Key Points
- À Istanbul et ailleurs dans le pays, l’espace urbain a épousé la ségrégation sociale à travers la multiplication d’immenses projets immobiliers de gated communities.
- Dans le même temps, la capitale économique turque est devenue depuis deux décennies la capitale mondiale des centres commerciaux, abrités dans des bâtiments modernistes impressionnants qui transforment le paysage urbain.
- Longtemps ignorée par l’opposition, cette dimension de la politique de puissance d’Erdoğan est la nouvelle ligne de fracture politique en Turquie.
Recep Tayyip Erdoğan est l’architecte de la yeni Türkiye, la nouvelle Turquie. Au cours des vingt dernières années, Istanbul est devenue un chantier à ciel ouvert : des ponts, des mosquées, de nouveaux quartiers, des projets immobiliers démesurés ont été construits. Dans certains endroits, les gratte-ciel se sont multipliés. Les centres commerciaux sont devenus la marque d’un nouveau mode de vie. Les gated communities ont considérablement accentué le phénomène de ségrégation spatiale. Le processus de gentrification et l’urbanisation effrénée ont sapé le tissu social de quartiers entiers. Les secteurs du transport et de la construction ont connu une révolution historique. Tout cela, c’est l’or de la Turquie, fortement souhaité par le président turc et qui, désormais, en raison d’une grave crise économique et sanitaire, pourrait cesser de briller.

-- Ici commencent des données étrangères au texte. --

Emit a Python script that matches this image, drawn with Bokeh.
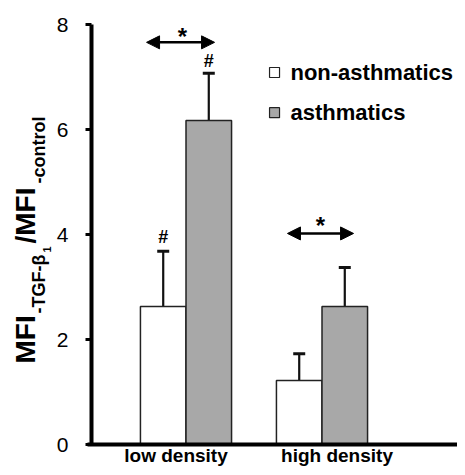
import numpy as np
from bokeh.plotting import figure
from bokeh.models import (ColumnDataSource, Range1d, Whisker, TeeHead,
                          Arrow, NormalHead, FixedTicker)
from bokeh.core.properties import value
from bokeh.embed import file_html
from bokeh.resources import INLINE

# ---------------- data ----------------
groups = ["low density", "high density"]
group_pos = [1.0, 2.0]
series_names = ["non-asthmatics", "asthmatics"]
non_asthmatics = [2.63, 1.22]
non_asthmatics_err = [1.05, 0.51]
asthmatics = [6.17, 2.63]
asthmatics_err = [0.90, 0.74]
y_ticks = [0, 2, 4, 6, 8]

# significance annotations (data coordinates)
star_arrow_x0 = [0.71, 1.746]
star_arrow_x1 = [1.21, 2.232]
star_arrow_y = [7.66, 4.02]
star_x = [0.974, 1.989]
star_y = [7.78, 4.18]
hash_x = [0.8325, 1.1675]
hash_y = [3.95, 7.31]

# ---------------- layout helpers (pixel -> data) ----------------
def px_x(px):
    return 1 + (px - 185.5) / 136.0

def px_y(py):
    return (444 - py) / 52.5

W, H = 457, 467
FONT = "Liberation Sans"
GRAY = "#a8a8a8"
EDGE = "#222222"
BW = 0.335
off = BW / 2

p = figure(width=W, height=H, output_backend="svg", toolbar_location=None,
           x_range=Range1d(px_x(0), px_x(W)), y_range=Range1d(px_y(H), px_y(0)),
           min_border_left=0, min_border_right=0, min_border_top=0,
           min_border_bottom=0)
p.outline_line_color = None
p.grid.visible = False
p.background_fill_color = "white"
p.border_fill_color = "white"

# bars
xw = [g - off for g in group_pos]
xa = [g + off for g in group_pos]
src_w = ColumnDataSource(dict(x=xw, top=non_asthmatics,
                              upper=[v + e for v, e in zip(non_asthmatics, non_asthmatics_err)]))
src_a = ColumnDataSource(dict(x=xa, top=asthmatics,
                              upper=[v + e for v, e in zip(asthmatics, asthmatics_err)]))
p.vbar(x="x", top="top", bottom=0, width=BW, fill_color="white",
       line_color=EDGE, line_width=1.5, source=src_w)
p.vbar(x="x", top="top", bottom=0, width=BW, fill_color=GRAY,
       line_color=EDGE, line_width=1.5, source=src_a)

for src in (src_w, src_a):
    p.add_layout(Whisker(base="x", lower="top", upper="upper", source=src,
                         line_width=2.2, line_color="#111111",
                         upper_head=TeeHead(size=12, line_width=3, line_color="#111111"),
                         lower_head=None))

# arrows with stars
for x0, x1, y in zip(star_arrow_x0, star_arrow_x1, star_arrow_y):
    p.add_layout(Arrow(x_start=x0, y_start=y, x_end=x1, y_end=y, line_width=2.5,
                       line_color="black",
                       start=NormalHead(size=13, fill_color="black", line_color="black", line_width=1),
                       end=NormalHead(size=13, fill_color="black", line_color="black", line_width=1)))
p.text(x=star_x, y=star_y, text=["*"] * len(star_x), text_align="center",
       text_baseline="alphabetic", text_font=value(FONT), text_font_style="bold",
       text_font_size="24px", text_color="black")
p.text(x=hash_x, y=hash_y, text=["#"] * len(hash_x), text_align="center",
       text_baseline="alphabetic", text_font=value(FONT), text_font_style="bold",
       text_font_size="18px", text_color="black")

# legend
leg_x = 1.651
leg_y = [7.086, 6.32]
p.scatter(x=[leg_x] * 2, y=leg_y, marker="square", size=10,
          fill_color=["white", GRAY], line_color=EDGE, line_width=1.2)
p.text(x=[1.768] * 2, y=leg_y, text=series_names, text_baseline="middle",
       text_align="left", text_font=value(FONT), text_font_style="bold",
       text_font_size="22px", text_color="black")

# axes drawn at fixed data locations inside the frame
p.yaxis.fixed_location = px_x(91)
p.yaxis.bounds = (0, 8)
p.yaxis.ticker = FixedTicker(ticks=y_ticks)
p.yaxis.minor_tick_line_color = None
p.yaxis.major_tick_in = 0
p.yaxis.major_tick_out = 6
p.yaxis.major_tick_line_width = 3
p.yaxis.axis_line_width = 4
p.yaxis.major_label_standoff = 17
p.yaxis.major_label_text_font = FONT
p.yaxis.major_label_text_font_size = "21px"
p.yaxis.major_label_text_color = "black"

p.xaxis.fixed_location = 0
p.xaxis.bounds = (px_x(87), px_x(W))
p.xaxis.ticker = FixedTicker(ticks=[])
p.xaxis.minor_tick_line_color = None
p.xaxis.major_tick_line_color = None
p.xaxis.axis_line_width = 4
p.xaxis.major_label_text_font_size = "0px"

# category labels
x_offsets = [-10, 15]
p.text(x=group_pos, y=[px_y(455)] * len(groups), text=groups, x_offset=x_offsets,
       text_align="center", text_baseline="middle",
       text_font=value(FONT), text_font_style="bold",
       text_font_size="19px", text_color="black")

# y-axis label pieces (rotated), anchored at the middle of each piece
ylabel_text = ["MFI", "-TGF-\u03b2", "1", "/MFI", "-control"]
ylabel_cx = [25, 38, 46, 25, 38]
ylabel_sy = [363, 313, 252, 243, 183]
ylabel_fs = ["28px", "18px", "11px", "28px", "18px"]
for txt, cx, sy, fs in zip(ylabel_text, ylabel_cx, ylabel_sy, ylabel_fs):
    p.text(x=[px_x(cx)], y=[px_y(sy)], text=[txt], angle=np.pi / 2,
           text_align="left", text_baseline="middle",
           text_font=value(FONT), text_font_style="bold", text_font_size=fs,
           text_color="black")

open("out.html", "w").write(file_html(p, INLINE))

Les gated communities, qui ont dès le début accueilli les Turcs riches, sont nées au milieu des années 1980 : une période qui marque la première vague de déplacement vers les banlieues urbaines à la recherche d’un environnement plus propre et plus sain pour y vivre. Leur nombre s’est multiplié à la fin des années 1990 grâce à une forte promotion de ces banlieues comme espaces adaptés à un mode de vie aisé. Dans les années 2000, leur nombre a encore augmenté et leur structure s’est transformée, devenant plus moderne et futuriste. Istanbul est aujourd’hui parsemée de ces nouvelles agglomérations résidentielles. Il suffit de remonter le Bosphore pour apercevoir ces îlots architecturaux du bien-être, tant sur la rive asiatique que sur la rive européenne. Les complexes résidentiels sont actuellement très demandés, parce qu’ils sont devenus le signe de reconnaissance d’une classe sociale aisée. Sur le plan architectural, ils apparaissent comme d’immenses blocs d’immeubles résidentiels protégés et entourés de hauts murs, dont l’accès n’est possible qu’en passant par des postes de contrôle de sécurité. À l’intérieur de ces enceintes, on trouve souvent des piscines, des courts de tennis, des gymnases, des espaces de loisirs et de socialisation. Dans les compound, la gouvernance urbaine est de plus en plus privatisée selon une série de caractéristiques principales : une absence de relation avec la ville ; un isolement dans la sphère domestique et familiale ; une peur de ce qui se trouve à l’extérieur de sa propre enceinte résidentielle ; un repli sur sa propre famille ; un besoin de sécurité poussé à l’extrême. L’isolement social et spatial est le signe d’un nouvel urbanisme qui s’est désormais installé en Turquie.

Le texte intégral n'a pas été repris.